Direction:
Take the material below and extract the lines from the one with "Generate a web" through the one with "['F20.0', 'F22.x', 'F23.x', 'F25', 'F31.x', 'F06.9', 'F06.x'];", word for word, without pictures.

Records provided:
--- begin ---

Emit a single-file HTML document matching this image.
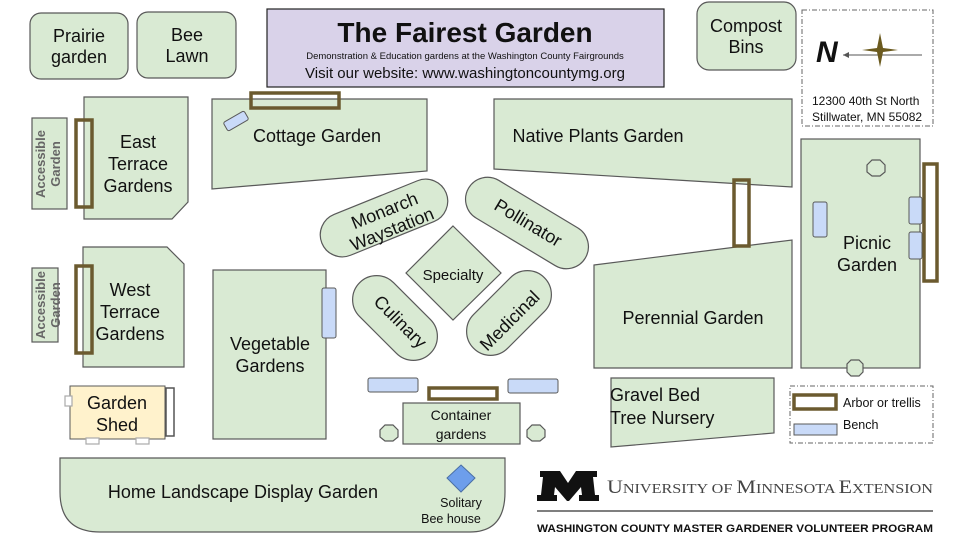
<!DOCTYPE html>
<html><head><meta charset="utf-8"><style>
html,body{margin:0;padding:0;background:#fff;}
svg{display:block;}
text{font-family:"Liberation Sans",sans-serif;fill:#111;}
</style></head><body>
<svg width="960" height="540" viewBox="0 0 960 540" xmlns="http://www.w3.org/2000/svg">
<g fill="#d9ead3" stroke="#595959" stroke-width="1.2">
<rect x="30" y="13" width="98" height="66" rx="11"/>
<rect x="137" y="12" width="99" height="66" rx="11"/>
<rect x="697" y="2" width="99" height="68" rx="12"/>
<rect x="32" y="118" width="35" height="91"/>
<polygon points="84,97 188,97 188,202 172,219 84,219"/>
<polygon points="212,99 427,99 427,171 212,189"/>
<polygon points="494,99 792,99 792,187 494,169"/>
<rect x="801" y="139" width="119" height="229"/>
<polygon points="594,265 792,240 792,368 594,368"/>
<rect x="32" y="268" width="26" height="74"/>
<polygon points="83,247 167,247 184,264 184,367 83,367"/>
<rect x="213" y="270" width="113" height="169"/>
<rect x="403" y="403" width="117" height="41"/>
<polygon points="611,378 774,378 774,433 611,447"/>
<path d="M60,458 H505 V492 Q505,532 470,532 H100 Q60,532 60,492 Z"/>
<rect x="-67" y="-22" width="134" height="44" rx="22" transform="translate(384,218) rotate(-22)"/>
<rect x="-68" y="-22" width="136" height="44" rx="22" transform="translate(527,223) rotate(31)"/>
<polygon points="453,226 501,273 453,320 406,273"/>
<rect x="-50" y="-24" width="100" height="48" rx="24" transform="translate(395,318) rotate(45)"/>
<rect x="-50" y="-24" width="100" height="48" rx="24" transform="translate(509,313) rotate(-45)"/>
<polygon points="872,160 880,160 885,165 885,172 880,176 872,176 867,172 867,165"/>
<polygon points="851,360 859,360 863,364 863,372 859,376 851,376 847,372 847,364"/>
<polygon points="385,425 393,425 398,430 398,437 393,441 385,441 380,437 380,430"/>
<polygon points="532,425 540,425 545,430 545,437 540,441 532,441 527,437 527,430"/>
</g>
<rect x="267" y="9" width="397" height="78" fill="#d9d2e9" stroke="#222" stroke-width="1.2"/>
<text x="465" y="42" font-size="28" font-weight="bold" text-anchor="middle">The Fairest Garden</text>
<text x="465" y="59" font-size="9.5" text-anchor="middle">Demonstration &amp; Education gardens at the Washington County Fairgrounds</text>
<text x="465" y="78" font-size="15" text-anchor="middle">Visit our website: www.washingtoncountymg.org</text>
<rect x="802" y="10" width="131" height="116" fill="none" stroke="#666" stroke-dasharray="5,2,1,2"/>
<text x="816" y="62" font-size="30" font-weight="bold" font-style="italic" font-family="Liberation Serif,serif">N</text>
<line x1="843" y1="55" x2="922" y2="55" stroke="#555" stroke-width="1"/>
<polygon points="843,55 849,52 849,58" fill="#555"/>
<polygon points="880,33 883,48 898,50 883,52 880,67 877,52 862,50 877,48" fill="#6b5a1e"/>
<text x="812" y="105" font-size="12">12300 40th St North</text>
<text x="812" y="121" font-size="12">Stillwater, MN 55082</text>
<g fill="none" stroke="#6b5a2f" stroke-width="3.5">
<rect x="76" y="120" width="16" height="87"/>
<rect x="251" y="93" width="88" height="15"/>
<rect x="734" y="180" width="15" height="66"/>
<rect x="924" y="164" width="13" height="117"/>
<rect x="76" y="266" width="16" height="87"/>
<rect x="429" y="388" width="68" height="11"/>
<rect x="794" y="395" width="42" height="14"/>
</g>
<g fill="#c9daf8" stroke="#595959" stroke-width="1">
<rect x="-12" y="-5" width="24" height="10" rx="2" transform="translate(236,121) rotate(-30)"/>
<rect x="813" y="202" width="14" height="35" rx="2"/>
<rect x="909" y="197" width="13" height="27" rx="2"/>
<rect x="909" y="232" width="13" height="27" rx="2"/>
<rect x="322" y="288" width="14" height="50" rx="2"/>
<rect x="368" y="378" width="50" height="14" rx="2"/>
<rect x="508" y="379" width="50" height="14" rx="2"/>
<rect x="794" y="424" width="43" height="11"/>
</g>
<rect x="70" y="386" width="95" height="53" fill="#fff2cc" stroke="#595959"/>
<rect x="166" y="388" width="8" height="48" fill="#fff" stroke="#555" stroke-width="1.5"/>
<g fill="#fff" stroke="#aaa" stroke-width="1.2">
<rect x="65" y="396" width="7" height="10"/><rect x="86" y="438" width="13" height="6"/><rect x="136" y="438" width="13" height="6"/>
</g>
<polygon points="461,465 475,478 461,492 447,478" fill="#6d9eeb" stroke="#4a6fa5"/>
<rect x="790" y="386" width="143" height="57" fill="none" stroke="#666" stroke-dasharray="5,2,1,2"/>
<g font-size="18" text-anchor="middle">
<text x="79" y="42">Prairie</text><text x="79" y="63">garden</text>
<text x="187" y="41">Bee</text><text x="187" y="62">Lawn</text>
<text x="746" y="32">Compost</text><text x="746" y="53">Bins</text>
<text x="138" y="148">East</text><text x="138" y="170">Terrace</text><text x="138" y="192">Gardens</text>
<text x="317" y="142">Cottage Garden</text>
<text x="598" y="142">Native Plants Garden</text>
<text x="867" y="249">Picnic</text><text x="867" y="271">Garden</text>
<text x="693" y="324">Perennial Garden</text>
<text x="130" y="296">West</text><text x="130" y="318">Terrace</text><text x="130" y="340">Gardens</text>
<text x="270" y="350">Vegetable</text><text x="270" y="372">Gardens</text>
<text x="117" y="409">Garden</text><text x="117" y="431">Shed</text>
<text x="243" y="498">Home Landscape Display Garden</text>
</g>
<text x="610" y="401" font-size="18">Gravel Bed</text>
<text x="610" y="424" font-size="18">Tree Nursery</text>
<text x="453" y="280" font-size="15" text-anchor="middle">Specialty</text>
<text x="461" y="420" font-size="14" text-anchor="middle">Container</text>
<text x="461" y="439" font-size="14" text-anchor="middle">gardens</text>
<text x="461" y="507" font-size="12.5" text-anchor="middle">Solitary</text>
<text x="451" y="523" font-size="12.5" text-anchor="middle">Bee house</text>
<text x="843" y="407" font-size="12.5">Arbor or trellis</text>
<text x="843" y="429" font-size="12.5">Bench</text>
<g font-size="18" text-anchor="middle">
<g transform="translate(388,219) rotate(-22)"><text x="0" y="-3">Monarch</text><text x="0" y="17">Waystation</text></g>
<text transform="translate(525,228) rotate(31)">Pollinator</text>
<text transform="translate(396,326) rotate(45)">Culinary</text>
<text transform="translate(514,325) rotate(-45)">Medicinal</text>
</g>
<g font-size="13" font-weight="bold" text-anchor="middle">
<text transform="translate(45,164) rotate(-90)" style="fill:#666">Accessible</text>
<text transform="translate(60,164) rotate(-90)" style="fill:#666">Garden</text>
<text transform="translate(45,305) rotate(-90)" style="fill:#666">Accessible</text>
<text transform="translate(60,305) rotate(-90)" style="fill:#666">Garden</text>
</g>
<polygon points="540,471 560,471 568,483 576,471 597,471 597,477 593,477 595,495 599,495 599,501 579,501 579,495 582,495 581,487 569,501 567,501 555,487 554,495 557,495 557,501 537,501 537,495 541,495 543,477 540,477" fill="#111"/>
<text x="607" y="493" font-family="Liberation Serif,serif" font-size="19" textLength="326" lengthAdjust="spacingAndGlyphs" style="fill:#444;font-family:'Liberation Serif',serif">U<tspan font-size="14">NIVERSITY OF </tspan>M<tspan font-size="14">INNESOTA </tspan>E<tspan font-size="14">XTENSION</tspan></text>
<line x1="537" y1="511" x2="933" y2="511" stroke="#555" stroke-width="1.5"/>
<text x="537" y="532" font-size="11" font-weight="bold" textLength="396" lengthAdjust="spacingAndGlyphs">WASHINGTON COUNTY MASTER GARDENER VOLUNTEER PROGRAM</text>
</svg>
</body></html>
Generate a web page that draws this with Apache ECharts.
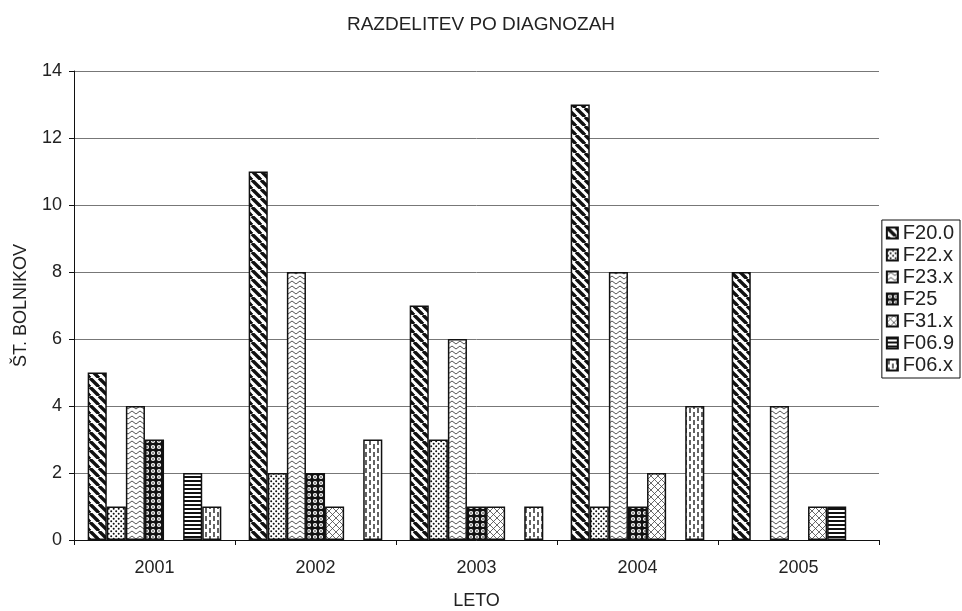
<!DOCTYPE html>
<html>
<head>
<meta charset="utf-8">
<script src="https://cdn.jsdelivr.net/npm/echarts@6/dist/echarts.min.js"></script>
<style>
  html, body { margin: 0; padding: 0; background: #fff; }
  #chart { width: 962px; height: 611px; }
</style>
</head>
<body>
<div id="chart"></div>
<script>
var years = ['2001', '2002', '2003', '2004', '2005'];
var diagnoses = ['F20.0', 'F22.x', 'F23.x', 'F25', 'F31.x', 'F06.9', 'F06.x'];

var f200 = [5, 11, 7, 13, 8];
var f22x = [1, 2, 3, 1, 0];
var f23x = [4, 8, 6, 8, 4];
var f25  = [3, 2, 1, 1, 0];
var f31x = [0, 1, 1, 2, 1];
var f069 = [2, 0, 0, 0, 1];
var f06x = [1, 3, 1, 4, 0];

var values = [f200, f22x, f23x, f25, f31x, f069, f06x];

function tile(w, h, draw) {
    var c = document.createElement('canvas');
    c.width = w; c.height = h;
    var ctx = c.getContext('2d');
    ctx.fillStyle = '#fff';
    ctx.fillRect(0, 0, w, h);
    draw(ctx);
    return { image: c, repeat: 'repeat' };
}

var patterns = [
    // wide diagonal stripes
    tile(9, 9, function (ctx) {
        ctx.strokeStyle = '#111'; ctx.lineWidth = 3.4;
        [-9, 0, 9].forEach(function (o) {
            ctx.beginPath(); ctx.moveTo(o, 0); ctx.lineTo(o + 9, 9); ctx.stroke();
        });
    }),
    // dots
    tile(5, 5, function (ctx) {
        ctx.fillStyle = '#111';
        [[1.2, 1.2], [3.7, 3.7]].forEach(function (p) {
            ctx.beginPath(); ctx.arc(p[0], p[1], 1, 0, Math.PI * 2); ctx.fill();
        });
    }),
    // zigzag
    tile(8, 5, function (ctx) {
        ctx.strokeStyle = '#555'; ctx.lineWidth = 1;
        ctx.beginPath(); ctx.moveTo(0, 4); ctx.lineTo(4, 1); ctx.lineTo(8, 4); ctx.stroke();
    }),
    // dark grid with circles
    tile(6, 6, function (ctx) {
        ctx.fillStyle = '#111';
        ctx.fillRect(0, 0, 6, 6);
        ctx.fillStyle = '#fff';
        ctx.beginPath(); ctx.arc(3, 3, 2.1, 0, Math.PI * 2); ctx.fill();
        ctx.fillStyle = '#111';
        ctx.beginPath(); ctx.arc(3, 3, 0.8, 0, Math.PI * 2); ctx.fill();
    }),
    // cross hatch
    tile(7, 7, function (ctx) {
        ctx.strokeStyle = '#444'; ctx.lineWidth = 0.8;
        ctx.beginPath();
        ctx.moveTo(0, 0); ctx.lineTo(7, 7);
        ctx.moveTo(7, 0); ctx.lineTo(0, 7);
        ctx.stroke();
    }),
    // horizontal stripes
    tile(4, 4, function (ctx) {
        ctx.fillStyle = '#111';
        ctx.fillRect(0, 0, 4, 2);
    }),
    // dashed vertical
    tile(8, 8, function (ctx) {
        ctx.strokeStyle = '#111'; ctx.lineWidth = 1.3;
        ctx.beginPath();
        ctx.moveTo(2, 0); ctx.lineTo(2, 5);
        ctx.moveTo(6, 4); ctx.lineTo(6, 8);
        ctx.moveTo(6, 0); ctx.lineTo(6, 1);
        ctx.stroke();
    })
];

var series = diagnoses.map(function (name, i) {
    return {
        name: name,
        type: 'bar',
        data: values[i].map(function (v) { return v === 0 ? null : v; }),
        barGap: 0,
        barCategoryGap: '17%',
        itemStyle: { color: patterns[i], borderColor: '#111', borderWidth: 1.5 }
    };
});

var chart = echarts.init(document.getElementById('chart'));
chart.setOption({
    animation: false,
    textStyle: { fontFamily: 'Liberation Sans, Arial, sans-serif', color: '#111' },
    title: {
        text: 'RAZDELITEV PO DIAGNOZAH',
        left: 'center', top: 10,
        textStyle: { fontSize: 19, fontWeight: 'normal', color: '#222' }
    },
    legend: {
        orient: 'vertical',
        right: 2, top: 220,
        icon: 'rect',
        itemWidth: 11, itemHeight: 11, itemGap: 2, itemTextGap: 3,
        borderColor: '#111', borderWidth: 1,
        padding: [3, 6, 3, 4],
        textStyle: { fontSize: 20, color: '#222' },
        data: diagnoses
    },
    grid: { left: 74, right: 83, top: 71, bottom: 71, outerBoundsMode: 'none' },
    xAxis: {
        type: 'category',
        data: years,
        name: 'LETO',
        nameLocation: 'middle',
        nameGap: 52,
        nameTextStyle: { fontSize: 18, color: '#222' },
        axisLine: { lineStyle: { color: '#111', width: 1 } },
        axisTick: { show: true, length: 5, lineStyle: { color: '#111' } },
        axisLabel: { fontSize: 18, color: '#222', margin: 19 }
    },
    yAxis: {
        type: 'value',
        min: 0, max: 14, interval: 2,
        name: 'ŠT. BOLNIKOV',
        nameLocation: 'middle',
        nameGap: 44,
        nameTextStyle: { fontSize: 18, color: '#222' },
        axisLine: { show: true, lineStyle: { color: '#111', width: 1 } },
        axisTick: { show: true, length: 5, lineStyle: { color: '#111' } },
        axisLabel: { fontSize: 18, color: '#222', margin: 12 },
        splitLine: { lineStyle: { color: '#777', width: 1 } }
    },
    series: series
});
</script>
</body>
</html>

--- end ---

Written solution:
Generate a web page that draws this with Apache ECharts.
<!DOCTYPE html>
<html>
<head>
<meta charset="utf-8">
<script src="https://cdn.jsdelivr.net/npm/echarts@6/dist/echarts.min.js"></script>
<style>
  html, body { margin: 0; padding: 0; background: #fff; }
  #chart { width: 962px; height: 611px; }
</style>
</head>
<body>
<div id="chart"></div>
<script>
var years = ['2001', '2002', '2003', '2004', '2005'];
var diagnoses = ['F20.0', 'F22.x', 'F23.x', 'F25', 'F31.x', 'F06.9', 'F06.x'];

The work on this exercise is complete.